One day, I came home to find that Daryl had planted a ficus religiosa in one of the hanging terrariums above my loft’s staircase. It looked great — I was happy. But he went on to explain that the choice referred specifically to our initial consultation, where I had mentioned that I enjoy meditation and was studying some tenets of Buddhism. He selected the same species of ficus as the “tree of awakening” under which the Buddha sat and meditated on his path to enlightenment. Aside from being a beautiful plant, under which my entire home now sits, he said it might be a symbolic reminder of my study. I tell this story to everyone who comes over, and we start talking about my new interest. People ask about it when they see it. It’s a conversation starter, and it’s become part of my personal brand. It’s part of the experience that people have when they visit me in my home.

Daryl is constantly asking me questions. Constantly moving plants around, making them healthier. Growing them in ways that aren’t necessarily bigger or taller or with more leaves or flowers, but the way that I like them. The way that integrates them into the space without overpowering the space. So they call attention to themselves where they should, and they frame and enhance chosen focal points in the house when they don’t. That’s great PR.

To recall some of the lessons from this story, this is what you should be looking for in a great PR firm:

Continuity: Never forget that you’re actually hiring people — not a firm. If those people change, so does the service you’re getting.

Proactivity: Find people who care enough to ask about your business, beyond their immediate purview. The ones who want to know what other people’s jobs are, and how they’ll fit into the organization, and how things are done, are often able to find synergies and derive elegant solutions where others can’t.

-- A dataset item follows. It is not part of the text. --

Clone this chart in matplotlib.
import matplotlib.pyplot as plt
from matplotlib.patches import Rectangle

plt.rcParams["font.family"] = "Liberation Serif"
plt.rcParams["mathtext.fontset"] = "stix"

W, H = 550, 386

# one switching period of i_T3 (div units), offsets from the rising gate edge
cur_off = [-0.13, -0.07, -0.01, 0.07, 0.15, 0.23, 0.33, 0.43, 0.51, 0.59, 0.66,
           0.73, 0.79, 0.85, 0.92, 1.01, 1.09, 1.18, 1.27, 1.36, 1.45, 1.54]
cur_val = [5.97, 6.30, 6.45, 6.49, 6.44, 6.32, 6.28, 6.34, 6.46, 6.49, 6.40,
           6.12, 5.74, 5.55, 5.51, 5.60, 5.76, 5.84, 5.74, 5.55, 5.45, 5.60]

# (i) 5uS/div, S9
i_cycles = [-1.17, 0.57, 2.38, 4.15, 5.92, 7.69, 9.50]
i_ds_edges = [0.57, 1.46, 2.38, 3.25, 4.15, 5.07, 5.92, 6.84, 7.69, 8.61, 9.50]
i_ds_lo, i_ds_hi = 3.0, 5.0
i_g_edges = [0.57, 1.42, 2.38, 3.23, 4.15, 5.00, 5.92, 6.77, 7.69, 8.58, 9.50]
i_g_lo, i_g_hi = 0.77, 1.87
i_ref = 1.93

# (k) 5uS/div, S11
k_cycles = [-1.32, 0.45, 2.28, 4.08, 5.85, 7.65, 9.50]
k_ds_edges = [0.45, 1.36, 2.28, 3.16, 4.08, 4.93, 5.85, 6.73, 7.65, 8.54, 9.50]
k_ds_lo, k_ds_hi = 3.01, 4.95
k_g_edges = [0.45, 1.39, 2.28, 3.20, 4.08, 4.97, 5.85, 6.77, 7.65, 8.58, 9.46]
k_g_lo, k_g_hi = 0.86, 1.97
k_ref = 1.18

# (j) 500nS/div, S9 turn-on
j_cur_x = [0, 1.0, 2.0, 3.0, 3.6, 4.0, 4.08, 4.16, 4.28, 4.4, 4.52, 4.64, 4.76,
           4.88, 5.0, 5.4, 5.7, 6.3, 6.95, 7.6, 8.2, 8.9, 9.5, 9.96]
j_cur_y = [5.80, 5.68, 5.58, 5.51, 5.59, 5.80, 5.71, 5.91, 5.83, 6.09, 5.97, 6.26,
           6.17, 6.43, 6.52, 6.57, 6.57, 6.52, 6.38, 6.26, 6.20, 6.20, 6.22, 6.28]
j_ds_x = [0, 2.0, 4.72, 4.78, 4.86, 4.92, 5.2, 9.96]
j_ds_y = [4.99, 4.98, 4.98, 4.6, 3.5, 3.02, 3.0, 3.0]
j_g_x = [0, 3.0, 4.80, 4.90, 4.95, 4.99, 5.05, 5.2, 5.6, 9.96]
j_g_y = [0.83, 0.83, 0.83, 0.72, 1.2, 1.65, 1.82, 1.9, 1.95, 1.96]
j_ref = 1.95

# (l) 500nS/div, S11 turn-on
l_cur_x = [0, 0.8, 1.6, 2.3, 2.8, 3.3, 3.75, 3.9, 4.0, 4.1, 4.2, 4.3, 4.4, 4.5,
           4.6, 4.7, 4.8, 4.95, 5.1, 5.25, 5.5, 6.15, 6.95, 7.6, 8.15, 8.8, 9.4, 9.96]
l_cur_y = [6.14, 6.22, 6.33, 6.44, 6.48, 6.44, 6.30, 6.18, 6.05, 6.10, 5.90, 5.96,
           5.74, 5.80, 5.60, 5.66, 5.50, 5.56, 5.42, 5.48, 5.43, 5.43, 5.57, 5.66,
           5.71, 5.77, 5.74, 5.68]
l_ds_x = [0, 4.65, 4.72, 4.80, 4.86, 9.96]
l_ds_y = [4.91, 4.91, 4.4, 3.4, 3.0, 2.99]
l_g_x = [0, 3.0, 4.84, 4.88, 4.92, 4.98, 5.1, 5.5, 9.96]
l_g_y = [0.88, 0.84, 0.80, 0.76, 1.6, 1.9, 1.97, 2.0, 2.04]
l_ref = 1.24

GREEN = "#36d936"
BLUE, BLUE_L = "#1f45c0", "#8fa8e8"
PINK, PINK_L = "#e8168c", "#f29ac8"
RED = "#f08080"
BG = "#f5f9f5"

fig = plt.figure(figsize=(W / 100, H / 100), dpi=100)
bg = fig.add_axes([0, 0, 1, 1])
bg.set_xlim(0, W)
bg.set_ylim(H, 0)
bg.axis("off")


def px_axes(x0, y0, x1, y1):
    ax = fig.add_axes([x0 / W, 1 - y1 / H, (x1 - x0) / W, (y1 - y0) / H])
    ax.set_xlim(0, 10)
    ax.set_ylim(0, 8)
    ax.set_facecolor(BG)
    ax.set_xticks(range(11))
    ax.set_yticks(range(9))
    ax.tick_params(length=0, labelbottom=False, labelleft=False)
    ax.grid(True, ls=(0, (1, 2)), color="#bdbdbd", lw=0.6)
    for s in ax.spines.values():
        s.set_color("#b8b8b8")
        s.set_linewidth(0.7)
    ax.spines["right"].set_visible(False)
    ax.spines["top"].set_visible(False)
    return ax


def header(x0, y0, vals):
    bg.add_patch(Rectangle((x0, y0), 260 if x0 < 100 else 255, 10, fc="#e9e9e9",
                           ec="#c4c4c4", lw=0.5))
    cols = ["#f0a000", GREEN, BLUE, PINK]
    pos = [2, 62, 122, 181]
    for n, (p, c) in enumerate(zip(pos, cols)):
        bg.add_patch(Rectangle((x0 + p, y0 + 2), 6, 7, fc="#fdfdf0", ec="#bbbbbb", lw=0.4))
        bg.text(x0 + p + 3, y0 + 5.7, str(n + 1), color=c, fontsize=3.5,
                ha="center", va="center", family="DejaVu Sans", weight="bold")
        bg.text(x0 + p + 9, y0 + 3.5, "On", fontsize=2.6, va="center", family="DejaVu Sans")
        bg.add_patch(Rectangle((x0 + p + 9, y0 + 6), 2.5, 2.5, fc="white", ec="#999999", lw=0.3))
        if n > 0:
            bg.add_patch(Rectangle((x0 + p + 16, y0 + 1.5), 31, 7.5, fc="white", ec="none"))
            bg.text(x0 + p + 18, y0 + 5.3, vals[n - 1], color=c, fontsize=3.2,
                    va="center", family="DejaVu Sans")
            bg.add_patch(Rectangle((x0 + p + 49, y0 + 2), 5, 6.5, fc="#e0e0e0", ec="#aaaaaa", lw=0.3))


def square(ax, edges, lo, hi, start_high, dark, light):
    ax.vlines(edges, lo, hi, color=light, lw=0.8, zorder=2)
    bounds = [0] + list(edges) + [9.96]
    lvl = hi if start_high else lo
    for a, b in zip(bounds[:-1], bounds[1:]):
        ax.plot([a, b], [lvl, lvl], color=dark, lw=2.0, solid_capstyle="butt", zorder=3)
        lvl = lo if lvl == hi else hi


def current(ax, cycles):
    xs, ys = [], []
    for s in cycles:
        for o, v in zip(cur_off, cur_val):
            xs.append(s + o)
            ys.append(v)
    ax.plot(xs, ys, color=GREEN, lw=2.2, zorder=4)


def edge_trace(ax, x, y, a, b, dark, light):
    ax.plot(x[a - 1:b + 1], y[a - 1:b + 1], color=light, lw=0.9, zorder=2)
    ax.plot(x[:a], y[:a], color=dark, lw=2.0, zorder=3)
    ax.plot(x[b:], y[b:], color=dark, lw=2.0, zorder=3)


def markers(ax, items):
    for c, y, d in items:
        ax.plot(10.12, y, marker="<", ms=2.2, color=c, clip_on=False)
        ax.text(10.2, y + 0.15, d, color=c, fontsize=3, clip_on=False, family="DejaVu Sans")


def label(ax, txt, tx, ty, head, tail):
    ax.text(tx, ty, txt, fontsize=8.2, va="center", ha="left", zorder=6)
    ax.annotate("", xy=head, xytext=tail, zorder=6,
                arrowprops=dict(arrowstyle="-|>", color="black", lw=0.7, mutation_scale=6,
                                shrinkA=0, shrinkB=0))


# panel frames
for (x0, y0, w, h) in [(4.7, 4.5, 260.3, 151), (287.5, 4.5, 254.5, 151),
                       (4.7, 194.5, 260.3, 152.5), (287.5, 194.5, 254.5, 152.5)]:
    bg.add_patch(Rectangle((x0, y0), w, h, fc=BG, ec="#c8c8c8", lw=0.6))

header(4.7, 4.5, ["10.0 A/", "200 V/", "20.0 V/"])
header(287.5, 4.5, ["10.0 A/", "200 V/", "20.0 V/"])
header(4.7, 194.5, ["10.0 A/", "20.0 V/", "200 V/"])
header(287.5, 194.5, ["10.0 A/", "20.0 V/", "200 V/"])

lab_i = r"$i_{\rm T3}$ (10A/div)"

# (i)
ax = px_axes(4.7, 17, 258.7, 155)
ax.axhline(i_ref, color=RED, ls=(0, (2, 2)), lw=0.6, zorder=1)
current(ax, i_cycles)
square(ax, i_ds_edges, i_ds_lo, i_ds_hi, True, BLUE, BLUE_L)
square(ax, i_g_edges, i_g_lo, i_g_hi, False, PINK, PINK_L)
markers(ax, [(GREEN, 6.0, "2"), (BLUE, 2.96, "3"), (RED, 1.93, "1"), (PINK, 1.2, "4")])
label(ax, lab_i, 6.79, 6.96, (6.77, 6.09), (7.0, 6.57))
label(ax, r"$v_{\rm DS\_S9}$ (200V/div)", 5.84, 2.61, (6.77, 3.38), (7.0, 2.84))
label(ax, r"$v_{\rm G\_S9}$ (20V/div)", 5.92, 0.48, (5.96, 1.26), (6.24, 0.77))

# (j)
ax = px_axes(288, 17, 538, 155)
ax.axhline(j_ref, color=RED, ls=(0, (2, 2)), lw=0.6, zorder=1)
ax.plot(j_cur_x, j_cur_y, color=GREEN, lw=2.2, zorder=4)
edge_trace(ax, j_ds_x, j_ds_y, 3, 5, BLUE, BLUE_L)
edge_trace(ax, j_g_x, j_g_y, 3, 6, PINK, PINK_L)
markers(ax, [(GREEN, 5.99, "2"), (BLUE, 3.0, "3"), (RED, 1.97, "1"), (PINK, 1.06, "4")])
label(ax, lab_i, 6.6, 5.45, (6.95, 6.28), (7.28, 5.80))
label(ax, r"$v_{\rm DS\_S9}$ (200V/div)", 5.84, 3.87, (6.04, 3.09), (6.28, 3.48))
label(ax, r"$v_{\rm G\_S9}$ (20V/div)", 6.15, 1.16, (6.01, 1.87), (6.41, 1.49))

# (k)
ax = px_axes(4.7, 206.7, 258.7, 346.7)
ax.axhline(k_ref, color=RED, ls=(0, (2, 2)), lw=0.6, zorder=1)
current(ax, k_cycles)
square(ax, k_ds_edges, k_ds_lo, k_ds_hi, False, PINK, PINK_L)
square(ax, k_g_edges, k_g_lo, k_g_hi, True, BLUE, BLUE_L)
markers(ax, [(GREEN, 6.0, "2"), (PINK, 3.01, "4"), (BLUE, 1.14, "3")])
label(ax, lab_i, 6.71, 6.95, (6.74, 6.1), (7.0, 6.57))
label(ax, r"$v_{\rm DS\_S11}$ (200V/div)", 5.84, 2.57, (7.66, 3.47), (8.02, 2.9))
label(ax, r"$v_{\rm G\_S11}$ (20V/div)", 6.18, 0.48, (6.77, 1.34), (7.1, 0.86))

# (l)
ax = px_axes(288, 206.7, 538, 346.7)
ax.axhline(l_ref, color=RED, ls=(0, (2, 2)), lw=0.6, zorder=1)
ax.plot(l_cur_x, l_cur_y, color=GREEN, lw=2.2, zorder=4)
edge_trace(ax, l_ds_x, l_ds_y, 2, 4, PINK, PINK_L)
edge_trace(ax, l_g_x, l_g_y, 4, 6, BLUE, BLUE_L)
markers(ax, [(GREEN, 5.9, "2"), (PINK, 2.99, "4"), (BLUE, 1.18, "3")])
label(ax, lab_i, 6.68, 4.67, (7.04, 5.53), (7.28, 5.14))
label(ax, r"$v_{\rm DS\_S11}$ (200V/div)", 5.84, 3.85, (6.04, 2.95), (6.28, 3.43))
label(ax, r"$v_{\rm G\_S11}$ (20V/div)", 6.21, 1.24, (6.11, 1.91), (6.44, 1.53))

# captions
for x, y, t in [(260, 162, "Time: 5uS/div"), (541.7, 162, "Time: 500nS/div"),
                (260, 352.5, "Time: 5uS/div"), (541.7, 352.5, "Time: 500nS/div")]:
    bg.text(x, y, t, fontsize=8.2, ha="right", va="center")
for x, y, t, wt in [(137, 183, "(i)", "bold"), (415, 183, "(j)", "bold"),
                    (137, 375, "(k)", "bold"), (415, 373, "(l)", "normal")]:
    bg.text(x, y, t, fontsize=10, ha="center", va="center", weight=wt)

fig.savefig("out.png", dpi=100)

Integration: Today’s best PR firms aren’t just doing PR. They’re doing content. They have a hand in marketing and analytics. They do research. They understand sales and engineering. And their idea of social media is not just putting your tweets into your LinkedIn and reposting them to Facebook. In order to work strategically, they have to have a full understanding of everything they touch.

Customization: It’s good to get case studies of similar businesses. But you want a program that’s made for you. The right firm will take the time to find out who you are before suggesting real strategies. And those strategies should change as they find out more about you.

Alignment: Great firms will tell it to you like it is. They’ll tell you early on. And they’ll tell you when you’re being unrealistic. You want skeptics. If you can win them over; they’ll be your greatest advocates.

Once you hire a great firm, your job is half over. The care and feeding of a personal team of brand advocates is an ongoing responsibility. Simply put: you get what you put in. But with the right people, you’ll have a champion that tells your story, to the right people, highlights your strengths, and influences investors, partners, customers, and employees to appreciate your vision long before it’s realized, making it easier for you to deliver it.

Go ahead, get yourself some fancy plants.